Stary ojciec (George) robi (pozornie) wszystko z myślą o synach, którym chce przekazać swoje ukochane dziedzictwo. Jak to jednak w życiu rolników bywa, trzyma ziemię mocno w garści, odmawiając pierworodnemu (Robert) choćby najmnjeszego prawa do niezależności. (Ja poszedłem na swoje dopiero, gdy miałem czterdziestkę). Niedołęstwo w prowadzeniu nabiałowo warzywnych interesów, oraz (od kilkudziesięciu lat) podstawowy stan domu (Its basic!) karzą rozczarowanej żonie Georga (Peggy) szukać pracy w odległym mieście. (Poznałam dobrego człowieka, który się mną opiekuje.).Średni brat (Frank) chciałby być Elvisem Presleyem. Podśpiewując, dłubie przy motorach i samochodach, i marzy o dalekim świecie. Pierwsza scena (lipiec63), obrazek w stylu w czasie deszczu dzieci się nudzą, jest łagodnym wprowadzeniem w historię rodziny, opowiadaną ustami 11letniego Morleya, który tęskni za matką, marzy o tym, żeby dostać pierwsze w życiu długie spodnie, i dla którego magiczna latarnia zapalona o zmierzchu w domowej kuchni jest wciąż ósmym cudem świata. Sytuacja ożywia się wraz z przybyciem na farmę dwójki autostopowiczów rodem z Glasgow. Tym samy szorstka mowa Devon zostaje wzbogacona o szkocki dialekt nowoprzybyłych. Ale nie jest to ich jedyny wkład w historię rodziny. Każdy z jej członków dokonuje niemal rytualnego przeniesienia na osoby gości swoich pragnień i oczekiwań. Innymi słowy każdy widzi w tych zabłąkanych podróżnych tego, kogo chce widzieć: siostrę, brata, kochankę, kochanka, syna, ojca i matkę. Osment odsłania tu swe psychologiczne zacięcie; żongluje emocjami bohaterów, chcąc pokazać kruchość ról, jakie narzuca nam rodzina, wszechobecność nieuchronnej zmiany - czające się za każdym zakrętem memento.

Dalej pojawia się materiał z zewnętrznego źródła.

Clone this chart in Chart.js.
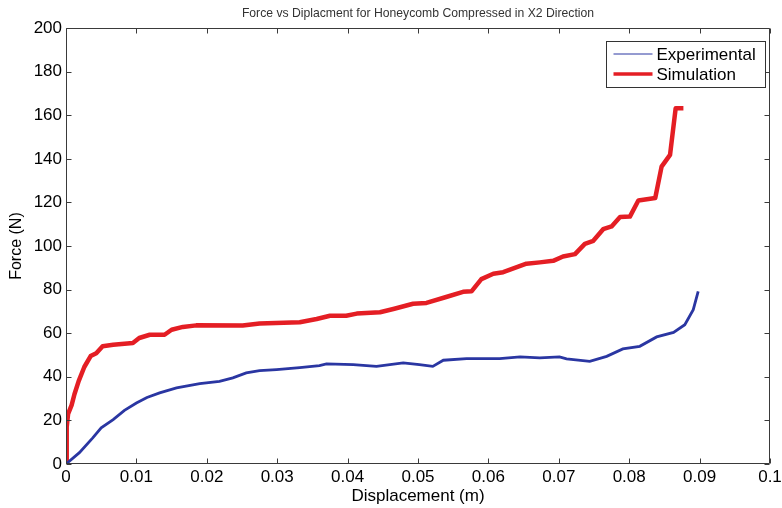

Jesteśmy nietrwali.
Rodzeństwo, Morley, Eileen, Frank i Robert, jest oczarowane Catherine i Andym, dwójką niebieskich ptaków, którzy mają wdzięk, są mili w rozmowie i wnoszą w nudne życie na farmie powiew przygody. George widzi w Andym silnego, młodego robotnika, który pomoże mu w gospodarstwie i stanie się jego prawą ręką. Robert i Catherine nawiązują romans. Każdy z bohaterów ma związku z tym inne emocje. W Eileen budzi się gderliwy duch samiczej rywalizacji, w Morleyu mieszanina zazdrości i zachwytu, Franka i Andiego zaistniała sytuacja prowokuje do popisów męskiej tężyzny. Punktem kulminacyjnym napięć staje się rodzinny obiad, okraszony obecnością marnotrawnej żony Peggy, której, mimo, iż wciąż liczy na swego opiekuna mięknie serce na widok męża i dzieci. Między nią a Gerogem rozgrywa się zresztą subtelna i urokliwa gra, jaką prowadzą zwykle stare małżeństwa. Nie jest to jednak najważniejsze, gdyż wkrótce okazuje się, że Andy jest poszukiwany za dezercję z armii, a Catherine nie jest wcale jego byłą dziewczyną, lecz siostrą. Łączy ich kazirodczy romans. Pokój zostaje jednak ustanowiony. Andy i Kate opuszczają farmę i mkną w dal przez wrzosowiska, Peggy wraca do męża, Robert ma złamane serce, ale przeżyje podobnie jak Eileen i reszta rodzeństwa. Minęło lato, Morley dostał długie spodnie i opłakuje utratę przyjaciół oraz koniec wakacji.
Mimo tego spiętrzenia wydarzeń, intryga - przeciwnie niż we Flesh&Blood , snuje się lekko i leniwie, niczym babie lato. Urok tej wakacyjnej opowieści kryje się w przyjaźni, miłości i łagodnej erotyce, które zdają się przenikać bohaterów. W zadziwiający sposób udało się autorowi wpleść do tekstu ducha przyrody. Wydaje się, że żywioły wiatru, ziemi, wody i powietrza są obecne pomiędzy wierszami. Fajna historia. W roli reżysera widzę Kazimierza Kutza.